> _Task statement_
Copy every line in which the string "with" occurs.

> _Excerpted records_
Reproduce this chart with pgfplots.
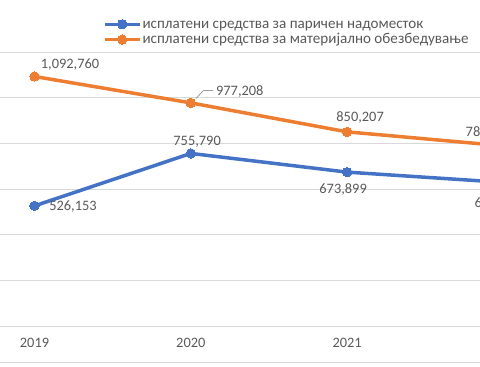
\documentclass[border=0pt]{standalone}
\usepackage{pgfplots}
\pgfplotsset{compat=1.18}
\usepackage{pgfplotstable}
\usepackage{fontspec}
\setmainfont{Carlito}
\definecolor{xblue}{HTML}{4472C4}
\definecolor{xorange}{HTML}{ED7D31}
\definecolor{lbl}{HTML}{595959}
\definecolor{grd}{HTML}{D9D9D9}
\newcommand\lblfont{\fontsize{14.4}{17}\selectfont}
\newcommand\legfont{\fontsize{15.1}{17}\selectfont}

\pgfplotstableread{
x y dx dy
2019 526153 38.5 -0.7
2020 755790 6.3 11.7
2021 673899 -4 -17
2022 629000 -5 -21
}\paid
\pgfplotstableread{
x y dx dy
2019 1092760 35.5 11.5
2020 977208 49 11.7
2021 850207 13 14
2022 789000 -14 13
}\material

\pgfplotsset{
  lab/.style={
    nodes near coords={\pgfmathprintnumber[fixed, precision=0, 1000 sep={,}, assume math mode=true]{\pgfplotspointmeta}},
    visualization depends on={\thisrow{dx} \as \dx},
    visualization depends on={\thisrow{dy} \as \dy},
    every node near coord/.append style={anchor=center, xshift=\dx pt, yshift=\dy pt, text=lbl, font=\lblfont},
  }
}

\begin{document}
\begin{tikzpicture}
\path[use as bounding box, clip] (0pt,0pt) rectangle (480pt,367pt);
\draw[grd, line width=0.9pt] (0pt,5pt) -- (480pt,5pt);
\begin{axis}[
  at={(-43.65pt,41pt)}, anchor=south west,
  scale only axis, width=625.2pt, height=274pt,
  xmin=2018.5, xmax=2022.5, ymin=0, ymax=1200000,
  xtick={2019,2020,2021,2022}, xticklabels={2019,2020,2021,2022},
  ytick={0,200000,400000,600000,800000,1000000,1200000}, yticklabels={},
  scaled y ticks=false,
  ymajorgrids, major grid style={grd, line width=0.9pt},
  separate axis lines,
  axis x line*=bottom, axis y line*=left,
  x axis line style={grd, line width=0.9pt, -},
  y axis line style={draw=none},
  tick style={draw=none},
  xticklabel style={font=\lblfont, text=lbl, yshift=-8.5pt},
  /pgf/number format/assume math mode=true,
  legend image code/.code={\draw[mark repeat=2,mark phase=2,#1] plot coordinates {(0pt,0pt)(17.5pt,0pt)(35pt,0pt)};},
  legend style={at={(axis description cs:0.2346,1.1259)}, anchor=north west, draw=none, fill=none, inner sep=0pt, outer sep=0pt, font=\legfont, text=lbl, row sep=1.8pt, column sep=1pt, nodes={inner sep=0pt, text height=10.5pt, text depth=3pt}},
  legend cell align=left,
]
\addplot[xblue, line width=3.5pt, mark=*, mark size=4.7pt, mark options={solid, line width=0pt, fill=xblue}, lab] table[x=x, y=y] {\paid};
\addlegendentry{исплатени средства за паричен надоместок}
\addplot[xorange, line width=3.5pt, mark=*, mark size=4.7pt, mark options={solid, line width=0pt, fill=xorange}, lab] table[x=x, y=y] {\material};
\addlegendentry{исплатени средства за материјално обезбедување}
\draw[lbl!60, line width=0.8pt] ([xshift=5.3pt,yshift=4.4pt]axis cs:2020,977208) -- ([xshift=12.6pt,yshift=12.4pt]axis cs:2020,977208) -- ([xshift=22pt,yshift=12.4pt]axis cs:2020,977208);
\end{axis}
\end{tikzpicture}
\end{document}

* * *

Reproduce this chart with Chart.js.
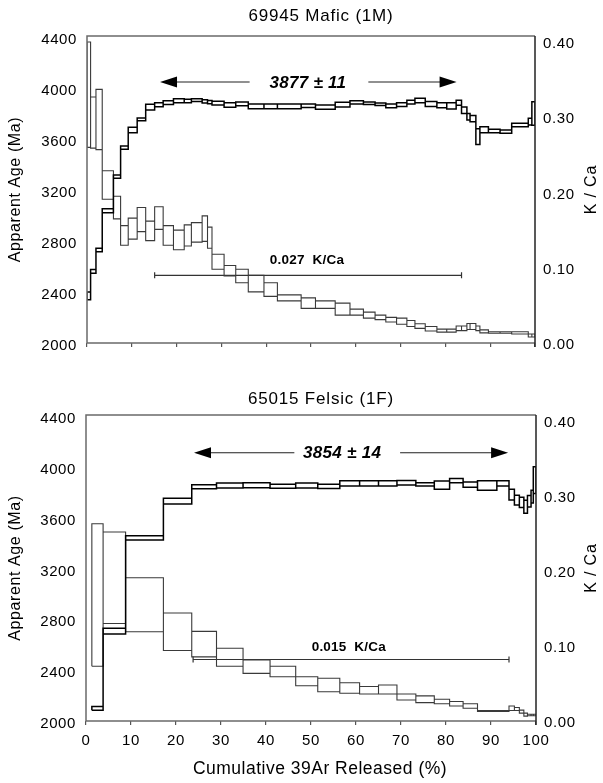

> _Expected output_
Reproduce this chart with pgfplots.
Reproduce this chart with Chart.js.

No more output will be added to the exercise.